Keep an Eye Out for Diseased Leaves
Powdery mildew, fungi, and blights all thrive when the ground, leaves, and air are moist, so one of the best strategies for maintaining healthy plants is to look for signs of disease on a daily basis. If you see any signs, remove the affected leaves and and figure out how to treat the condition in question. Most fungi can be treated with store-bought fungicides. A few days of dry weather can also help combat the spread of these diseases.
Train Vines in Ways that Facilitate Air Flow
If left to themselves, many bushy and vine-based plants would grow into impenetrable tangles. Deliberately training tomatoes, squash vines, and flowers like morning glories along a fence, trellis, or stake will help facilitate airflow between their leaves. Even in very rainy conditions, this set-up will keep more of your plants dry, reducing their proneness to blight. Not only is this a better set-up for handling a week (or more) of heavy rain, but it also just looks nicer and offers more support to your climbing plants, especially those that bear fruit.

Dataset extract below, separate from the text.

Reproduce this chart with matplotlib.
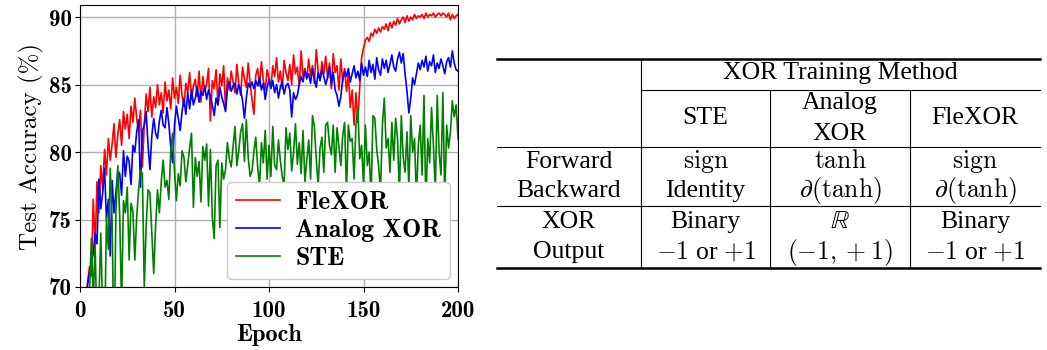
import numpy as np
import matplotlib.pyplot as plt

plt.rcParams['mathtext.fontset'] = 'cm'
plt.rcParams['axes.unicode_minus'] = False

# test accuracy (%) per epoch
epochs = np.arange(1, 201)
flexor = [62.0, 66.0, 68.5, 70.3, 71.5, 70.8, 76.5, 73.0, 77.8, 75.5,
          79.0, 77.2, 80.2, 78.3, 81.0, 79.4, 80.6, 82.1, 79.6, 81.3,
          82.4, 80.5, 83.0, 81.7, 82.8, 81.0, 83.4, 82.2, 84.0, 82.5,
          81.5, 83.1, 78.9, 82.0, 84.3, 83.0, 84.8, 82.6, 84.1, 83.3,
          85.0, 83.5, 84.4, 82.9, 85.2, 83.8, 84.6, 83.2, 85.5, 84.0,
          84.8, 83.6, 85.7, 84.2, 83.4, 85.1, 84.4, 85.9, 83.9, 84.9,
          85.4, 84.1, 86.0, 83.7, 85.6, 84.5, 85.0, 86.2, 82.3, 85.3,
          84.7, 86.1, 83.5, 85.8, 84.9, 86.4, 83.2, 85.5, 84.6, 86.0,
          85.2, 84.4, 86.5, 85.0, 84.2, 86.3, 85.4, 84.8, 86.6, 85.1,
          83.9, 82.8, 85.7, 86.2, 84.9, 86.7, 85.3, 84.6, 86.1, 85.5,
          84.8, 86.4, 85.6, 87.0, 85.2, 86.0, 84.7, 86.8, 85.9, 85.3,
          86.5, 85.0, 87.2, 85.8, 86.3, 84.9, 87.5, 85.6, 86.2, 85.4,
          86.9, 85.7, 86.4, 85.1, 87.6, 86.0, 85.3, 86.7, 85.8, 87.1,
          85.5, 86.6, 84.7, 87.3, 85.9, 86.4, 84.6, 86.9, 85.2, 86.2,
          84.5, 85.8, 83.3, 84.6, 82.0, 84.4, 82.2, 84.8, 87.0, 87.7,
          88.3, 88.5, 88.2, 88.8, 88.6, 89.1, 88.8, 89.2, 88.9, 89.3,
          89.1, 89.5, 89.0, 89.6, 89.2, 89.7, 89.4, 89.9, 89.5, 89.8,
          90.0, 89.6, 90.1, 89.7, 90.0, 89.8, 90.2, 89.9, 90.1, 90.0,
          90.2, 89.9, 90.3, 90.0, 90.2, 90.1, 90.3, 90.0, 90.2, 90.3,
          90.1, 90.3, 90.2, 90.0, 90.3, 89.8, 90.2, 89.9, 90.1, 90.2]
analog = [61.0, 65.0, 68.0, 70.2, 71.0, 71.8, 72.5, 74.0, 73.2, 78.0,
          75.8, 77.0, 78.8, 75.0, 76.5, 72.3, 77.9, 75.5, 77.0, 78.6,
          78.4, 76.8, 80.1, 78.2, 79.7, 79.3, 77.6, 80.5, 80.0, 81.5,
          82.4, 77.4, 81.6, 82.0, 83.0, 80.5, 78.7, 81.2, 82.5, 81.4,
          81.0, 82.3, 83.1, 82.0, 81.8, 83.3, 82.1, 80.4, 79.2, 82.0,
          83.4, 82.5, 81.6, 83.0, 84.0, 82.8, 84.4, 83.2, 84.6, 83.5,
          84.0, 84.8, 83.7, 84.5, 84.2, 84.9, 83.9, 84.6, 84.1, 83.5,
          82.7, 84.0, 83.5, 84.8, 84.1, 83.6, 83.0, 84.7, 85.2, 84.5,
          84.9, 85.1, 84.3, 85.0, 84.6, 83.8, 82.5, 84.0, 85.1, 84.8,
          85.2, 84.7, 85.3, 84.9, 85.5, 84.6, 85.1, 83.9, 84.8, 85.4,
          84.7, 85.3, 84.4, 85.0, 84.0, 84.8, 85.2, 84.3, 84.9, 85.1,
          84.6, 82.6, 84.4, 83.9, 84.2, 85.0, 85.6, 85.2, 86.0, 85.5,
          85.8, 85.1, 86.2, 85.4, 84.8, 85.9, 85.3, 86.1, 85.6, 85.0,
          85.5, 86.3, 85.0, 85.9, 84.6, 84.2, 83.4, 84.1, 85.4, 86.0,
          85.6, 86.2, 85.2, 85.8, 86.4, 85.5, 86.0, 85.3, 86.6, 85.7,
          86.3, 85.6, 86.8, 85.9, 86.5, 85.4, 87.0, 86.1, 85.7, 86.9,
          86.2, 86.8, 85.9, 86.5, 87.2, 86.3, 86.0, 86.9, 87.4, 86.6,
          87.3, 85.8, 84.5, 82.9, 84.0, 85.5, 85.0, 85.8, 86.6, 86.1,
          86.8, 86.3, 87.1, 86.0, 86.7, 86.4, 87.2, 85.9, 86.6, 86.2,
          86.9, 86.4, 85.8, 86.7, 87.0, 86.3, 87.5, 86.6, 86.1, 86.0]
ste = [60.0, 63.0, 66.0, 68.0, 69.5, 73.6, 69.0, 73.2, 66.5, 69.0,
       74.0, 68.0, 66.0, 75.2, 72.8, 78.8, 74.9, 64.5, 75.5, 79.0,
       75.3, 68.5, 76.4, 75.5, 77.4, 72.0, 76.2, 75.6, 72.0, 75.2,
       77.2, 78.7, 78.4, 70.0, 74.5, 77.2, 77.0, 74.0, 71.0, 74.5,
       77.2, 75.5, 77.8, 79.4, 77.4, 77.9, 76.5, 80.0, 81.4, 78.5,
       76.4, 78.4, 77.5, 80.1, 79.6, 77.8, 79.0, 80.3, 81.4, 75.9,
       79.6, 78.2, 79.3, 76.3, 80.4, 79.4, 80.6, 76.0, 80.2, 75.2,
       73.6, 79.0, 79.4, 74.4, 79.2, 78.0, 78.7, 80.7, 79.5, 78.9,
       80.4, 81.9, 79.0, 80.1, 81.5, 82.1, 79.3, 82.4, 79.6, 78.2,
       78.6, 80.0, 81.1, 78.9, 77.5, 80.7, 79.2, 81.6, 78.0, 80.5,
       78.2, 81.9, 79.0, 78.7, 80.9, 79.4, 78.2, 77.6, 81.8, 80.2,
       81.4, 78.6, 80.0, 82.1, 79.1, 80.7, 78.4, 81.6, 77.8, 79.4,
       80.9, 78.0, 82.7, 81.9, 79.5, 77.5, 80.3, 81.1, 78.5, 82.0,
       82.2, 80.5, 79.8, 82.0, 78.5, 81.8, 80.4, 79.0, 81.2, 82.2,
       77.0, 82.0, 80.8, 81.0, 78.0, 82.0, 83.3, 79.5, 80.5, 77.5,
       82.0, 79.0, 80.0, 76.5, 82.7, 82.5, 80.2, 79.0, 77.0, 82.0,
       84.0, 80.3, 81.0, 78.5, 82.2, 79.4, 82.5, 81.0, 76.8, 82.7,
       79.6, 78.5, 81.5, 77.3, 82.7, 80.0, 81.0, 76.5, 80.5, 82.0,
       78.3, 84.2, 76.0, 81.0, 79.2, 83.3, 80.5, 77.0, 84.2, 80.0,
       78.3, 84.4, 76.5, 82.0, 80.3, 81.5, 83.8, 82.6, 83.5, 81.0]

# table contents
col_header = 'XOR Training Method'
col_labels = [['STE'], ['Analog', 'XOR'], ['FleXOR']]
row_labels = [['Forward'], ['Backward'], ['XOR', 'Output']]
cells = [[[r'$\mathrm{sign}$'], [r'$\tanh$'], [r'$\mathrm{sign}$']],
         [['Identity'], [r'$\partial(\tanh)$'], [r'$\partial(\tanh)$']],
         [['Binary', r'$-1$ or $+1$'], [r'$\mathbb{R}$', r'$(-1,+1)$'],
          ['Binary', r'$-1$ or $+1$']]]

fig = plt.figure(figsize=(10.47, 3.5), dpi=100)

# ---- table (drawn in pixel coordinates on a full-figure axes)
tab = fig.add_axes([0, 0, 1, 1])
tab.set_xlim(0, 1047)
tab.set_ylim(350, 0)
tab.axis('off')

xl, xr = 497, 1040
xcols = [641, 770, 910]
yh = [59, 90, 147, 206, 268]
tab.plot([xl, xr], [yh[0], yh[0]], color='black', lw=1.8)
tab.plot([xl, xr], [yh[4], yh[4]], color='black', lw=1.8)
tab.plot([xcols[0], xr], [yh[1], yh[1]], color='black', lw=0.8)
tab.plot([xl, xr], [yh[2], yh[2]], color='black', lw=0.8)
tab.plot([xl, xr], [yh[3], yh[3]], color='black', lw=0.8)
tab.plot([xcols[0], xcols[0]], [yh[0], yh[4]], color='black', lw=0.8)
for xc in xcols[1:]:
    tab.plot([xc, xc], [yh[1], yh[4]], color='black', lw=0.8)

tfont = dict(family='Liberation Serif', size=18.5, ha='center', va='center')
col_x = [(xcols[0] + xcols[1]) / 2, (xcols[1] + xcols[2]) / 2, (xcols[2] + xr) / 2]
lab_x = (xl + xcols[0]) / 2
tab.text((xcols[0] + xr) / 2, 73, col_header, **tfont)


def put(x, y0, y1, lines):
    # stack lines evenly inside the band y0..y1
    n = len(lines)
    step = 30
    mid = (y0 + y1) / 2
    for i, s in enumerate(lines):
        tab.text(x, mid + (i - (n - 1) / 2) * step, s, **tfont)


for j, lines in enumerate(col_labels):
    put(col_x[j], yh[1], yh[2], lines)
row_bands = [(yh[2], yh[2] + 29), (yh[2] + 29, yh[3]), (yh[3], yh[4])]
for i, lines in enumerate(row_labels):
    y0, y1 = row_bands[i]
    put(lab_x, y0, y1, lines)
    for j in range(3):
        put(col_x[j], y0, y1, cells[i][j])

# ---- accuracy curves
ax = fig.add_axes([80 / 1047, 63 / 350, 378 / 1047, 282 / 350])
ax.plot(epochs, flexor, color='red', lw=1.2, label='FleXOR')
ax.plot(epochs, analog, color='blue', lw=1.2, label='Analog XOR')
ax.plot(epochs, ste, color='green', lw=1.2, label='STE')
ax.set_xlim(0, 200)
ax.set_ylim(70, 90.9)
ax.set_xticks([0, 50, 100, 150, 200])
ax.set_yticks([70, 75, 80, 85, 90])
ax.grid(True, color='#b0b0b0', lw=1.0)
ax.set_axisbelow(True)
for lab in ax.get_xticklabels() + ax.get_yticklabels():
    lab.set_fontfamily('cmb10')
    lab.set_fontsize(16.5)
ax.tick_params(axis='y', pad=2.5)
ax.tick_params(axis='x', pad=6)
ax.set_xlabel('Epoch', family='cmb10', fontsize=17.5, labelpad=1)
ax.set_ylabel('Test Accuracy (%)', family='cmr10', fontsize=18, labelpad=3)
ax.legend(loc='lower right', prop={'family': 'cmb10', 'size': 18.5},
          handlelength=1.7, borderpad=0.35, labelspacing=0.2,
          handletextpad=0.6, borderaxespad=0.3, framealpha=1.0)

fig.savefig('out.png', dpi=100)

Slugs Aren't Slow in this Weather
Slugs will always move slowly, but they do love wet weather, so keep an eye out for them if it starts to rain! While these pests aren't exactly uncommon in the garden, a big outbreak of them can mean bad news for your crops and plant leaves. The good news is that there are plenty of traps available if the problem ever gets out of control. Usually, good mulching and a few slug-deterrent plants are more than enough to keep these slowpokes at bay.

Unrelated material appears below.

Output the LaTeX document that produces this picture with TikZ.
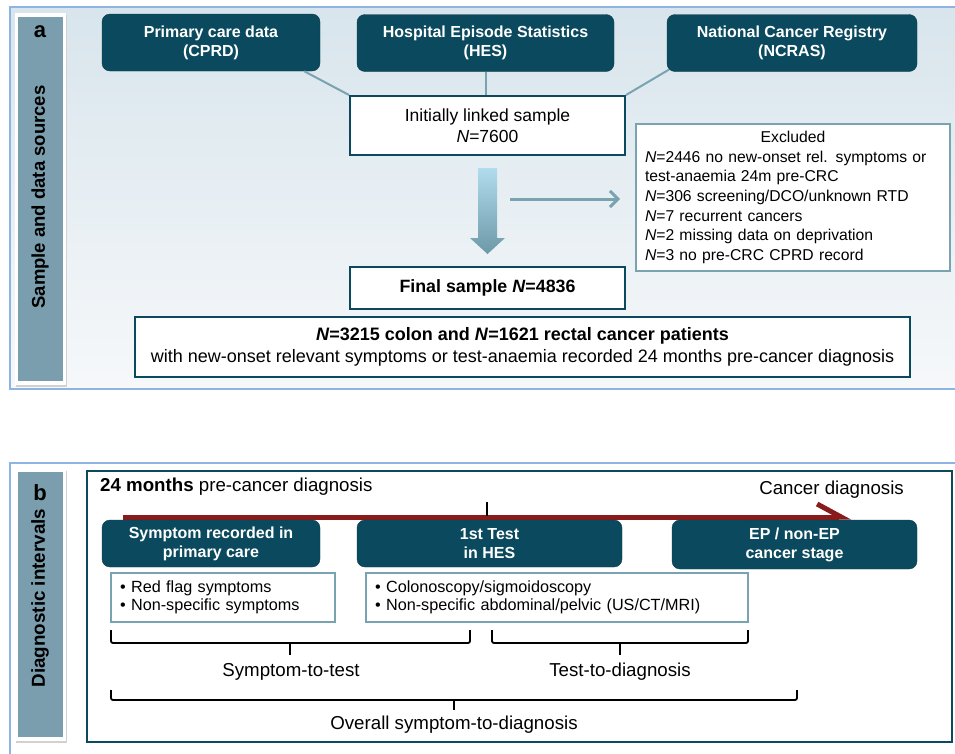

Take Steps to Avoid Compaction
As soil gets inundated with water, it is often made more compact, with fewer pockets of air between each particle for roots to take advantage of. One of the best ways to prevent this is to avoid walking on muddy garden soil, which would only tamp it down further. Modifying your soil with sand or peat moss has also been known to help with compaction, and aerating the soil before planting each year can help you start things off on the right foot.
Make Good Drainage a Priority
Certain patches of land get more standing water than others simply because water flows downhill. To keep your plants from swimming in puddles, use raised beds or mounds to elevate them above the rest of the ground. Even looking around your yard and putting only your most water-sensitive plants in beds can make a big difference. Plants in the "valleys" of your garden are more prone to root rot, so try your best to put moisture-loving varieties in those areas during the dry season.
By keeping a vigilant eye on your garden and periodically using slow-release plant food to keep the soil from becoming nutrient-depleted, you can avoid the worst dangers of excess rain and instead reap its benefits. When handled correctly, a year with abundant rainfall can yield some excellent fruits and vegetables in your garden.